Общение с александрийскими учеными имело немалое значение для размышлений Плутарха о природе и человеческой жизни, но все же главным для него были бесценные свитки Александрийской библиотеки, с пожелтевшего папируса которых словно бы доносились до него голоса историков, натурфилософов и писателей прошлого. Он чувствовал в них ту энергию человеческой мысли — этой движущей силы бытия, перед которой бессильно само время. Теперешние ученые мужи Мусейона, отличаясь незаурядными познаниями в астрономии, филологии и медицине, уже не дерзали на философские обобщения, предпочитая скрупулезное исследование какого-то отдельного предмета. Здесь, так же как в афинских Ликее и Академии, был давно уже утрачен вкус к общему, к тому «понятию бытия» в целом, за которое так яростно сражались между собой философы прошлого. И среди довольно большого числа кормившихся при Мусейоне тщетно было бы искать новых Демокрита или же Зенона, тем более что при распределении вакансий император, лично ведавший этим делом, не всегда считал главной природную одаренность. К тому же большие дарования обычно ершисты и неудобны, да и кто их там разберет, дарования ли они вообще. Мусейон с самого начала был своего рода отделом искусств при царском дворе Птолемеев, что сразу же ставило в определенные рамки свободу творческой мысли, налагало отпечаток на нравы служителей муз, кормящихся милостью монарха. А после того как потомки Птолемея были вынуждены уступить власть над Египтом римлянам, пределом мечтаний философов или же грамматиков из Мусейона стала должность секретаря в местной имперской канцелярии или же домашнего учителя в Риме.
Здесь, в Египте было особенно отчетливо видно, как далеко ушли не только лучшие времена страны фараонов, но и молодость соплеменников Плутарха, и оставалось только надеяться, что величие прошлого подвигнет к новым свершениям какие-то новые поколения, еще только идущие из смутной беспредельности будущего.
Между тем империю облетела неприятная новость — умер император Тит и преторианцы присягнули Домициану. Немного вздохнувшие при последних двух императорах, потомки старинных римских родов затаились в тревоге, не ожидая ничего хорошего от нового властителя, известного своей жестокостью и подозрительностью. И хотя на первых порах Домициан, как писал об этом Светоний, «держался скромно и с достоинством, поминутно краснел», многие усматривали в нем новую беду для государства и, как показало время, не ошиблись. Впрочем, из провинций, особенно восточных, все виделось несколько иначе: подобно своему отцу и брату, Домициан, кажется, был настроен покровительствовать способным и состоятельным провинциалам, в том числе и из Ахайи, и даже привлекать их на высшие должности. Тем более что эти люди не питали никаких добрых чувств в отношении так долго грабившего и унижавшего их римского нобилитета, неприятного и Флавиям. Провинциалы ждали от Домициана только одного — милосердия, надеясь, что он ничего у них не отнимет, даже если ничего и не даст.

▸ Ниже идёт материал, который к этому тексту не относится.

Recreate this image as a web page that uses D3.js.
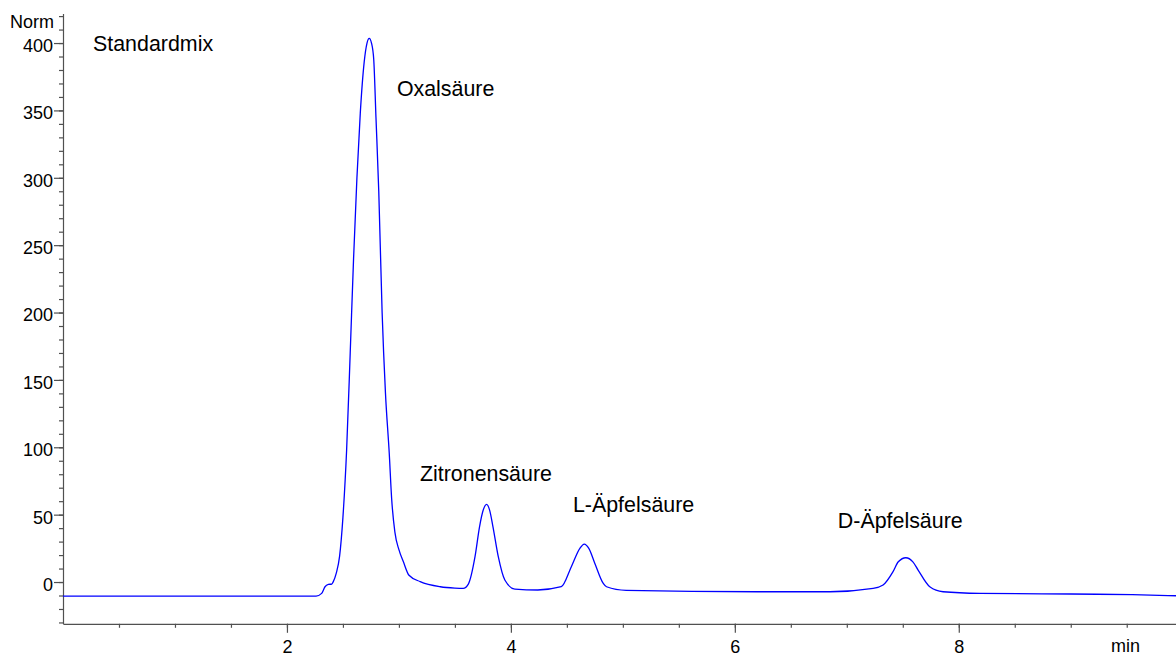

Продолжавший заниматься делами родного города Плутарх не уставал напоминать согражданам об их общей несвободе, предостерегая от беспочвенных надежд, понимая всю относительность как собственных, так и чьих бы то ни было полномочий: «Какая уж власть, какая слава может быть у побежденных? Что за полномочия, которые могут быть отменены и переданы другим простым распоряжением проконсула и которые ничего не стоили бы даже в том случае, если бы их никто не отменял?» В отличие от тех способных и энергичных соотечественников, которые, махнув рукой на угасающую Грецию, искали удачи в чужих краях, «оставляя дела родного города и доживая до старости подле чужих дверей», Плутарх продолжал усердно исполнять любые общественные поручения, сколь бы незначительными они ни были. Он надзирал за стоком грязных вод и общественными постройками, бывал распорядителем при жертвоприношениях и на сопровождавших их пирах, во всем стремясь быть полезным общине. Примером для него был историк Полибий, который также стремился помочь соотечественникам, ходатайствуя о них перед римскими военачальниками еще во времена республики. Как, например, в случае с ахейскими изгнанниками, которые, уже стариками, просились вернуться на родину. Во время прений по этому поводу в сенате поднялся Катон и заявил: «Можно подумать, что нам нечего делать: целый день сидели и рассуждали, кому хоронить старикашек-греков — нам или ахейским могильщикам». И тем не менее им разрешили вернуться, а Полибий, не останавливаясь на этом, просил возвратить изгнанникам почетные должности, которые они прежде занимали в Ахайе.